__DATASET EXTRACT__.
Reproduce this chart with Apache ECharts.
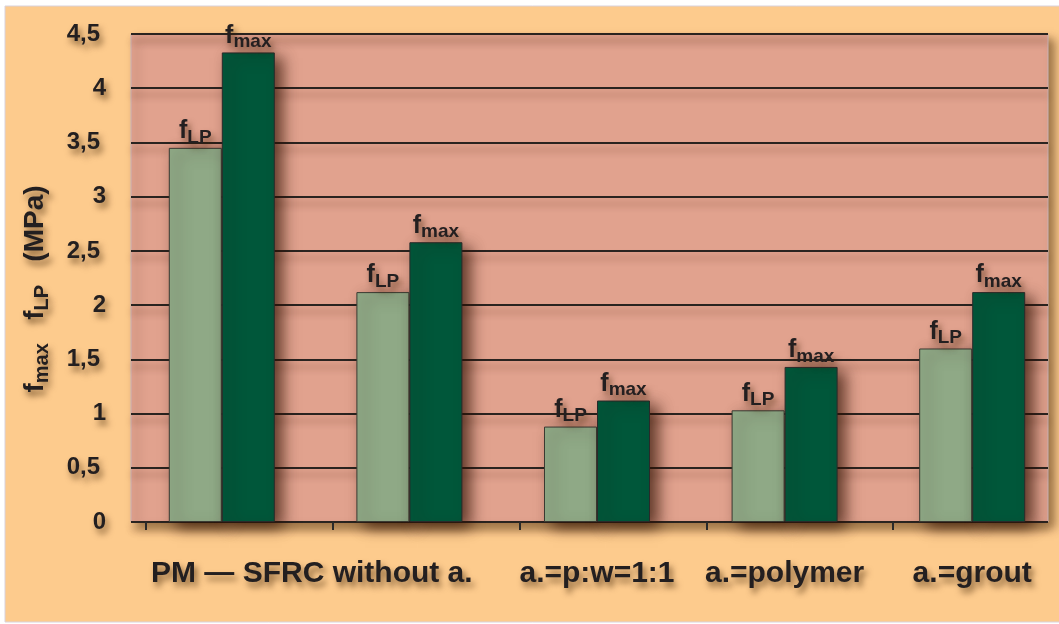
<!DOCTYPE html>
<html>
<head>
<meta charset="utf-8">
<script src="https://cdn.jsdelivr.net/npm/echarts@6/dist/echarts.min.js"></script>
<style>
html,body{margin:0;padding:0;background:#ffffff;}
#chart{width:1059px;height:624px;}
</style>
</head>
<body>
<div id="chart"></div>
<script>
// ---- data ----
const categories = ["PM", "SFRC without a.", "a.=p:w=1:1", "a.=polymer", "a.=grout"];
const xLabels = ["PM \u2014 SFRC without a.", "", "a.=p:w=1:1", "a.=polymer", "a.=grout"];
const fLP  = [3.45, 2.12, 0.88, 1.03, 1.60];
const fMax = [4.33, 2.58, 1.12, 1.43, 2.12];
const yMin = 0, yMax = 4.5, yStep = 0.5;

// ---- style ----
const PEACH = '#FDCB8D', PLOT = '#E1A28E', LIGHT = '#8FA986', DARK = '#00573A', INK = '#231F20';
const SH = {textShadowColor:'rgba(60,30,0,0.6)', textShadowBlur:6, textShadowOffsetX:3, textShadowOffsetY:5};
const FONT = 'Liberation Sans, Arial, Helvetica, sans-serif';

function subRich(main, sub, padTop){
  return {
    f: Object.assign({fontFamily:FONT, fontSize:main, fontWeight:'bold', color:INK, lineHeight:main+3, verticalAlign:'top'}, SH),
    s: Object.assign({fontFamily:FONT, fontSize:sub, fontWeight:'bold', color:INK, lineHeight:sub+1, verticalAlign:'bottom', padding:[padTop,0,0,0]}, SH)
  };
}

const chart = echarts.init(document.getElementById('chart'), null, {renderer:'canvas'});

const xData = categories.map((c, i) => ({
  value: c,
  textStyle: i === 0 ? {padding:[0,0,0,180]} : {}
}));

const barShadow = {shadowColor:'rgba(45,15,0,0.7)', shadowBlur:14, shadowOffsetX:8, shadowOffsetY:5};

const option = {
  backgroundColor: '#ffffff',
  animation: false,
  graphic: [{
    type:'rect', z:-10, silent:true,
    shape:{x:5, y:6, width:1060, height:616},
    style:{fill:PEACH, stroke:'#d9d2dc', lineWidth:1}
  }],
  grid: [
    { left:128, top:34, width:938, height:488, outerBoundsMode:'none', containLabel:false },
    { left:131, top:34, width:917, height:488, show:true, backgroundColor:PLOT,
      borderWidth:1, borderColor:'#c9b3b8',
      shadowColor:'rgba(60,30,0,0.5)', shadowBlur:9, shadowOffsetX:6, shadowOffsetY:6,
      outerBoundsMode:'none', containLabel:false },
    { left:146, top:34, width:934, height:488, outerBoundsMode:'none', containLabel:false }
  ],
  xAxis: [
    {
      gridIndex:0, type:'category', data:xData,
      axisLine:{show:false}, axisTick:{show:false},
      axisLabel:Object.assign({
        show:true, margin:37, fontFamily:FONT, fontSize:30, fontWeight:'bold', color:INK,
        interval:0, formatter:(v, i) => xLabels[i]
      }, SH)
    },
    { gridIndex:1, type:'category', data:categories, show:false },
    {
      gridIndex:2, type:'category', data:categories,
      axisLine:{show:false}, axisLabel:{show:false},
      axisTick:{show:true, length:8, lineStyle:{color:'#2a2a2a', width:2}}
    }
  ],
  yAxis: [
    {
      gridIndex:0, type:'value', min:yMin, max:yMax, interval:yStep,
      axisLine:{show:false}, axisTick:{show:false}, splitLine:{show:false},
      axisLabel:{
        margin:22,
        formatter:v => {
          const s = String(v).replace('.', ',');
          return Number.isInteger(v) ? '{i|' + s + '}' : '{h|' + s + '}';
        },
        rich:{
          i:Object.assign({fontFamily:FONT, fontSize:24, fontWeight:'bold', color:INK}, SH),
          h:Object.assign({fontFamily:FONT, fontSize:24, fontWeight:'bold', color:INK, padding:[0,6,0,0]}, SH)
        }
      },
      name:'{f|f}{s|max}   {f|f}{s|LP}   {f|(MPa)}',
      nameLocation:'middle', nameGap:76, nameMoveOverlap:false,
      nameTextStyle:{fontFamily:FONT, fontSize:28, fontWeight:'bold', color:INK, padding:[0,22,0,0], rich:subRich(28, 20, 17)}
    },
    {
      gridIndex:1, type:'value', min:yMin, max:yMax, interval:yStep,
      axisLine:{show:false}, axisTick:{show:false}, axisLabel:{show:false},
      splitLine:{show:true, lineStyle:{color:'#2a2420', width:2,
        shadowColor:'rgba(70,30,10,0.4)', shadowBlur:7, shadowOffsetY:7}}
    },
    { gridIndex:2, type:'value', min:yMin, max:yMax, show:false }
  ],
  series: [
    {
      name:'fLP', type:'bar', xAxisIndex:0, yAxisIndex:0, data:fLP,
      barWidth:53, barGap:'0%',
      itemStyle:Object.assign({color:LIGHT, borderColor:'#3a3a32', borderWidth:1}, barShadow),
      label:{show:true, position:'top', distance:1, formatter:'{f|f}{s|LP}', rich:subRich(25, 19, 16)}
    },
    {
      name:'fmax', type:'bar', xAxisIndex:0, yAxisIndex:0, data:fMax,
      barWidth:53, barGap:'0%',
      itemStyle:Object.assign({color:DARK, borderColor:'#2a2a2a', borderWidth:1}, barShadow),
      label:{show:true, position:'top', distance:1, formatter:'{f|f}{s|max}', rich:subRich(25, 19, 16)}
    }
  ]
};
chart.setOption(option);
</script>
</body>
</html>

__YOUR INSTRUCTIONS__.
Transcribe all of the material exactly, leaving out whatever pictures it contains.

__EXERCISE RESULT__.
Reproduce this chart with Apache ECharts.
<!DOCTYPE html>
<html>
<head>
<meta charset="utf-8">
<script src="https://cdn.jsdelivr.net/npm/echarts@6/dist/echarts.min.js"></script>
<style>
html,body{margin:0;padding:0;background:#ffffff;}
#chart{width:1059px;height:624px;}
</style>
</head>
<body>
<div id="chart"></div>
<script>
// ---- data ----
const categories = ["PM", "SFRC without a.", "a.=p:w=1:1", "a.=polymer", "a.=grout"];
const xLabels = ["PM \u2014 SFRC without a.", "", "a.=p:w=1:1", "a.=polymer", "a.=grout"];
const fLP  = [3.45, 2.12, 0.88, 1.03, 1.60];
const fMax = [4.33, 2.58, 1.12, 1.43, 2.12];
const yMin = 0, yMax = 4.5, yStep = 0.5;

// ---- style ----
const PEACH = '#FDCB8D', PLOT = '#E1A28E', LIGHT = '#8FA986', DARK = '#00573A', INK = '#231F20';
const SH = {textShadowColor:'rgba(60,30,0,0.6)', textShadowBlur:6, textShadowOffsetX:3, textShadowOffsetY:5};
const FONT = 'Liberation Sans, Arial, Helvetica, sans-serif';

function subRich(main, sub, padTop){
  return {
    f: Object.assign({fontFamily:FONT, fontSize:main, fontWeight:'bold', color:INK, lineHeight:main+3, verticalAlign:'top'}, SH),
    s: Object.assign({fontFamily:FONT, fontSize:sub, fontWeight:'bold', color:INK, lineHeight:sub+1, verticalAlign:'bottom', padding:[padTop,0,0,0]}, SH)
  };
}

const chart = echarts.init(document.getElementById('chart'), null, {renderer:'canvas'});

const xData = categories.map((c, i) => ({
  value: c,
  textStyle: i === 0 ? {padding:[0,0,0,180]} : {}
}));

const barShadow = {shadowColor:'rgba(45,15,0,0.7)', shadowBlur:14, shadowOffsetX:8, shadowOffsetY:5};

const option = {
  backgroundColor: '#ffffff',
  animation: false,
  graphic: [{
    type:'rect', z:-10, silent:true,
    shape:{x:5, y:6, width:1060, height:616},
    style:{fill:PEACH, stroke:'#d9d2dc', lineWidth:1}
  }],
  grid: [
    { left:128, top:34, width:938, height:488, outerBoundsMode:'none', containLabel:false },
    { left:131, top:34, width:917, height:488, show:true, backgroundColor:PLOT,
      borderWidth:1, borderColor:'#c9b3b8',
      shadowColor:'rgba(60,30,0,0.5)', shadowBlur:9, shadowOffsetX:6, shadowOffsetY:6,
      outerBoundsMode:'none', containLabel:false },
    { left:146, top:34, width:934, height:488, outerBoundsMode:'none', containLabel:false }
  ],
  xAxis: [
    {
      gridIndex:0, type:'category', data:xData,
      axisLine:{show:false}, axisTick:{show:false},
      axisLabel:Object.assign({
        show:true, margin:37, fontFamily:FONT, fontSize:30, fontWeight:'bold', color:INK,
        interval:0, formatter:(v, i) => xLabels[i]
      }, SH)
    },
    { gridIndex:1, type:'category', data:categories, show:false },
    {
      gridIndex:2, type:'category', data:categories,
      axisLine:{show:false}, axisLabel:{show:false},
      axisTick:{show:true, length:8, lineStyle:{color:'#2a2a2a', width:2}}
    }
  ],
  yAxis: [
    {
      gridIndex:0, type:'value', min:yMin, max:yMax, interval:yStep,
      axisLine:{show:false}, axisTick:{show:false}, splitLine:{show:false},
      axisLabel:{
        margin:22,
        formatter:v => {
          const s = String(v).replace('.', ',');
          return Number.isInteger(v) ? '{i|' + s + '}' : '{h|' + s + '}';
        },
        rich:{
          i:Object.assign({fontFamily:FONT, fontSize:24, fontWeight:'bold', color:INK}, SH),
          h:Object.assign({fontFamily:FONT, fontSize:24, fontWeight:'bold', color:INK, padding:[0,6,0,0]}, SH)
        }
      },
      name:'{f|f}{s|max}   {f|f}{s|LP}   {f|(MPa)}',
      nameLocation:'middle', nameGap:76, nameMoveOverlap:false,
      nameTextStyle:{fontFamily:FONT, fontSize:28, fontWeight:'bold', color:INK, padding:[0,22,0,0], rich:subRich(28, 20, 17)}
    },
    {
      gridIndex:1, type:'value', min:yMin, max:yMax, interval:yStep,
      axisLine:{show:false}, axisTick:{show:false}, axisLabel:{show:false},
      splitLine:{show:true, lineStyle:{color:'#2a2420', width:2,
        shadowColor:'rgba(70,30,10,0.4)', shadowBlur:7, shadowOffsetY:7}}
    },
    { gridIndex:2, type:'value', min:yMin, max:yMax, show:false }
  ],
  series: [
    {
      name:'fLP', type:'bar', xAxisIndex:0, yAxisIndex:0, data:fLP,
      barWidth:53, barGap:'0%',
      itemStyle:Object.assign({color:LIGHT, borderColor:'#3a3a32', borderWidth:1}, barShadow),
      label:{show:true, position:'top', distance:1, formatter:'{f|f}{s|LP}', rich:subRich(25, 19, 16)}
    },
    {
      name:'fmax', type:'bar', xAxisIndex:0, yAxisIndex:0, data:fMax,
      barWidth:53, barGap:'0%',
      itemStyle:Object.assign({color:DARK, borderColor:'#2a2a2a', borderWidth:1}, barShadow),
      label:{show:true, position:'top', distance:1, formatter:'{f|f}{s|max}', rich:subRich(25, 19, 16)}
    }
  ]
};
chart.setOption(option);
</script>
</body>
</html>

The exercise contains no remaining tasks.